Fresh water is also essential for the health of cattle. The farmer ensures the cattle have access to water at all times.

Minerals and vitamins essential for the health and growth of beef cattle are found in the forages they eat, but sometimes not at optimal levels. Minerals and other nutrients are made available to cattle on pasture, often in the form of a free-choice salt lick.

When calves are getting old enough to be weaned they will sometimes be offered a supplement known as a calf starter. This good-tasting, high nutrition feed gets the calf's rumen ready to start digesting forages and encourages the calf to try eating on its own.

Health Management
The farmer regularly checks the well-being of cattle on pasture to ensure they are healthy. Usually little intervention is required. On the rare occasions that an animal is found to be injured or ill, it is separated from the rest of the herd for treatment. Either the farmer will treat the animal with an over-the-counter remedy available from a farm supply store, or the services of a veterinarian will be called in.

By following best management practices, most injuries and illnesses can be prevented.

Preventative Health
Responsible animal care such as providing adequate food, water and shelter will prevent most illnesses and injuries. There are some additional interventions that farmers often take to ensure the health and safety of the herd.

Vaccination has been used to prevent disease in humans and livestock for over 100 years. Vaccination stimulates the person or animal's immune system with an infectious agent, or components of an infectious agent, that has been modified to prevent the vaccine from causing the disease. Once the person or animal's immune system has been adequately stimulated, they will not catch the disease against which they have been vaccinated. Re-vaccination is often required for adequate protection.

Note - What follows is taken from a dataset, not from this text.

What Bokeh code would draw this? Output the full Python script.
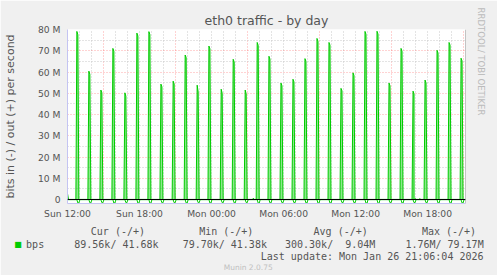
import math
from bokeh.plotting import figure
from bokeh.models import Range1d, FixedTicker, Span, Title, Label
from bokeh.embed import file_html
from bokeh.resources import INLINE

# ---------------- data ----------------
TITLE = "eth0 traffic - by day"
Y_LABEL = "bits in (-) / out (+) per second"

x_tick_hours = [12, 18, 24, 30, 36, 42]          # hours since Sun 00:00
x_tick_labels = ["Sun 12:00", "Sun 18:00", "Mon 00:00", "Mon 06:00", "Mon 12:00", "Mon 18:00"]
y_tick_values = [0, 10, 20, 30, 40, 50, 60, 70, 80]   # Mbit/s
y_tick_labels = ["0", "10 M", "20 M", "30 M", "40 M", "50 M", "60 M", "70 M", "80 M"]

# hourly transfer bursts (hours since Sun 00:00)
spike_hours = [12.78, 13.78, 14.78, 15.78, 16.78, 17.78, 18.78, 19.78, 20.80, 21.80,
               22.80, 23.78, 24.80, 25.80, 26.80, 27.80, 28.78, 29.78, 30.78, 31.78,
               32.78, 33.78, 34.78, 35.78, 36.78, 37.78, 38.78, 39.78, 40.78, 41.78,
               42.78, 43.78, 44.78]
out_peak_M = [79.1, 60.4, 51.5, 71.1, 50.2, 78.3, 79.0, 54.3, 55.7, 68.0,
              53.8, 72.2, 51.9, 66.0, 51.5, 73.9, 67.4, 54.8, 56.6, 66.3,
              75.8, 73.9, 52.3, 59.6, 79.1, 79.17, 54.8, 71.1, 51.0, 56.2,
              70.2, 73.9, 66.5]
out_second_M = [77.5, 58.9, 50.2, 69.8, 48.6, 76.9, 77.6, 53.0, 54.4, 66.8,
                50.6, 70.9, 50.0, 64.7, 49.7, 72.5, 66.1, 53.5, 55.3, 65.0,
                74.4, 72.6, 51.1, 58.3, 77.7, 77.8, 53.5, 69.8, 49.7, 54.9,
                68.9, 72.6, 65.2]
in_dip_M = [1.62, 1.55, 1.48, 1.66, 1.45, 1.71, 1.74, 1.52, 1.50, 1.63,
            1.49, 1.68, 1.47, 1.60, 1.46, 1.70, 1.61, 1.51, 1.53, 1.62,
            1.72, 1.69, 1.48, 1.56, 1.75, 1.76, 1.52, 1.66, 1.47, 1.53,
            1.65, 1.70, 1.61]
blip_hours = [27.48, 40.95, 41.35]
blip_M = [0.6, 0.45, 0.4]
start_out_M = 2.8
out_base_M = 0.042
in_base_M = 0.085

legend_headers = ["Cur (-/+)", "Min (-/+)", "Avg (-/+)", "Max (-/+)"]
legend_values = ["89.56k/ 41.68k", "79.70k/ 41.38k", "300.30k/  9.04M", "1.76M/ 79.17M"]
series_name = "bps"
last_update = "Last update: Mon Jan 26 21:06:04 2026"
footer = "Munin 2.0.75"
watermark = "RRDTOOL/ TOBI OETIKER"

# ---------------- geometry ----------------
W, H = 497, 275
FL, FR, FT, FB = 67, 465, 29, 203
X0, X1 = 12.0, 45.15
Y0, Y1 = -1.88, 80.0
STEP = 5.0 / 60.0   # one 5-minute sample

def dx(px):
    return X0 + (px - FL) * (X1 - X0) / (FR - FL)

def dy(py):
    return Y1 - (py - FT) * (Y1 - Y0) / (FB - FT)

GREEN = "#00CC00"
AXIS = "#C4C4F2"
TXT = "#555555"
BG = "#F0F0F0"
NB = "\u00A0"

def pad_row(parts, cols):
    """monospace row: put each part at its character column (non-collapsing spaces)"""
    s = ""
    for part, c in zip(parts, cols):
        s += NB * (c - len(s)) + part.replace(" ", NB)
    return s

# ---------------- series ----------------
pts_out = [(X0, start_out_M), (X0 + STEP, out_base_M)]
for t, p1, p2 in zip(spike_hours, out_peak_M, out_second_M):
    pts_out += [(t - STEP, out_base_M), (t, p1), (t + STEP, p2), (t + 2 * STEP, out_base_M)]
for t, v in zip(blip_hours, blip_M):
    pts_out += [(t - STEP, out_base_M), (t, v), (t + STEP, out_base_M)]
pts_out.append((X1, out_base_M))
pts_out.sort()
out_x = [a for a, b in pts_out]
out_y = [b for a, b in pts_out]

pts_in = [(X0, -in_base_M)]
for t, d in zip(spike_hours, in_dip_M):
    pts_in += [(t, -in_base_M), (t + STEP, -d), (t + 2 * STEP, -d), (t + 3 * STEP, -in_base_M)]
pts_in.append((X1, -in_base_M))
pts_in.sort()
in_x = [a for a, b in pts_in]
in_y = [b for a, b in pts_in]

# ---------------- main figure ----------------
p = figure(width=W, height=H, output_backend="svg", toolbar_location=None,
           x_range=Range1d(X0, X1), y_range=Range1d(Y0, Y1),
           min_border_left=FL, min_border_right=W - FR,
           min_border_top=FT, min_border_bottom=H - FB)
p.border_fill_color = BG
p.background_fill_color = "white"
p.outline_line_color = None

p.title.text = TITLE
p.title.align = "center"
p.title.offset = -17.5
p.title.text_font = "DejaVu Sans"
p.title.text_font_size = "12.5px"
p.title.text_font_style = "normal"
p.title.text_color = TXT
p.title.standoff = 3

p.add_layout(Title(text=watermark, align="left", offset=-22, text_font="DejaVu Sans",
                   text_font_size="8.6px", text_font_style="normal",
                   text_color="#BBBBBB", standoff=20), "right")

# grids
major_v = [15, 21, 27, 33, 39, 45]
minor_v = [h for h in range(13, 46) if h not in major_v]
p.xgrid.ticker = FixedTicker(ticks=major_v, minor_ticks=minor_v)
p.ygrid.ticker = FixedTicker(ticks=[10, 20, 30, 40, 50, 60, 70, 80],
                             minor_ticks=[5, 15, 25, 35, 45, 55, 65, 75])
for g in (p.xgrid, p.ygrid):
    g.grid_line_color = "#FF0000"
    g.grid_line_alpha = 0.35
    g.grid_line_dash = "1 2"
    g.grid_line_width = 1
    g.minor_grid_line_color = "#C8C8C8"
    g.minor_grid_line_dash = "1 2"
    g.minor_grid_line_width = 1

# axes
p.xaxis.ticker = FixedTicker(ticks=x_tick_hours)
p.xaxis.major_label_overrides = dict(zip(x_tick_hours, x_tick_labels))
p.yaxis.ticker = FixedTicker(ticks=y_tick_values)
p.yaxis.major_label_overrides = dict(zip(y_tick_values, y_tick_labels))
for ax in (p.xaxis, p.yaxis):
    ax.axis_line_color = AXIS
    ax.major_tick_in = 0
    ax.major_tick_out = 0
    ax.minor_tick_line_color = None
    ax.major_label_text_font = "DejaVu Sans"
    ax.major_label_text_font_size = "9.2px"
    ax.major_label_text_color = TXT
p.xaxis.major_label_standoff = 4
p.yaxis.major_label_standoff = 7
p.yaxis.axis_label = Y_LABEL
p.yaxis.axis_label_text_font = "DejaVu Sans"
p.yaxis.axis_label_text_font_size = "11px"
p.yaxis.axis_label_text_font_style = "normal"
p.yaxis.axis_label_text_color = TXT
p.yaxis.axis_label_standoff = 18

# data
p.varea(x=out_x, y1=0, y2=out_y, fill_color=GREEN, fill_alpha=0.45)
p.line(out_x, out_y, line_color=GREEN, line_width=1)
p.line(in_x, in_y, line_color=GREEN, line_width=1)
p.add_layout(Span(location=0, dimension="width", line_color="black", line_width=1))
p.add_layout(Span(location=X1, dimension="height", line_color="#8A8A8A", line_width=1))

# ---------------- legend (labels in the bottom panel, placed via the plot scales) ----------------
def lab(text, px, py, size, side="below", font="DejaVu Sans Mono", color=TXT, align="left"):
    p.add_layout(Label(x=dx(px), y=dy(py), x_units="data", y_units="data",
                       text=text, text_font=font, text_font_size=size,
                       text_color=color, text_align=align, text_baseline="alphabetic"),
                 side)

row_headers = pad_row(legend_headers, [0, 18, 37, 55])
row_values = pad_row([series_name] + legend_values, [0, 8, 26, 43, 63])

lab(row_headers, 90.3, 231, "10px")
lab(row_values, 25.6, 243.5, "10px")
lab(last_update, 483, 255.5, "10px", align="right")
lab(footer, 247.7, 266.5, "7.5px", font="DejaVu Sans", color="#C0C0C0", align="center")
lab("\u25A0", 13.8, 243.8, "8px", font="DejaVu Sans", color=GREEN)

open("out.html", "w").write(file_html(p, INLINE))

The types of vaccinations that are given to cattle depend on the types of diseases that are common in the areas in which they live. The farmer will decide which vaccinations to use, often in consultation with a veterinarian.

Some of the diseases against which cattle may be vaccinated include:
  • Clostridial diseases
  • Infectious Bovine Rhinotracheitis (IBR)
  • Bovine Virus Diarrhea (BVD)
  • Pasteurella
  • Vibriosis
  • Anthrax

Castration and Dehorning
While vaccination and adequate feed and water help prevent disease, other interventions when animals are young help prevent them from injuring one another when they mature.

Sexually mature male animals frequently fight one another to establish dominance. This can result in serious injuries. It also makes handling mature male cattle (bulls) more dangerous for the farmer and his or her family. Male calves that are not going to be used for breeding are usually castrated at a young age (prior to six months) to prevent fighting and to make them safer to handle.

Other than the Aberdeen Angus breed and special breed strains genetically selected not to grow horns (known as polled cattle), both male and female cattle grow horns. When they mature, cattle with horns can seriously injure one another. They can also injure the people who care for them. For this reason calves are dehorned at a young age (prior to three months), either surgically or with a special corrosive paste, when their horns are just beginning to form.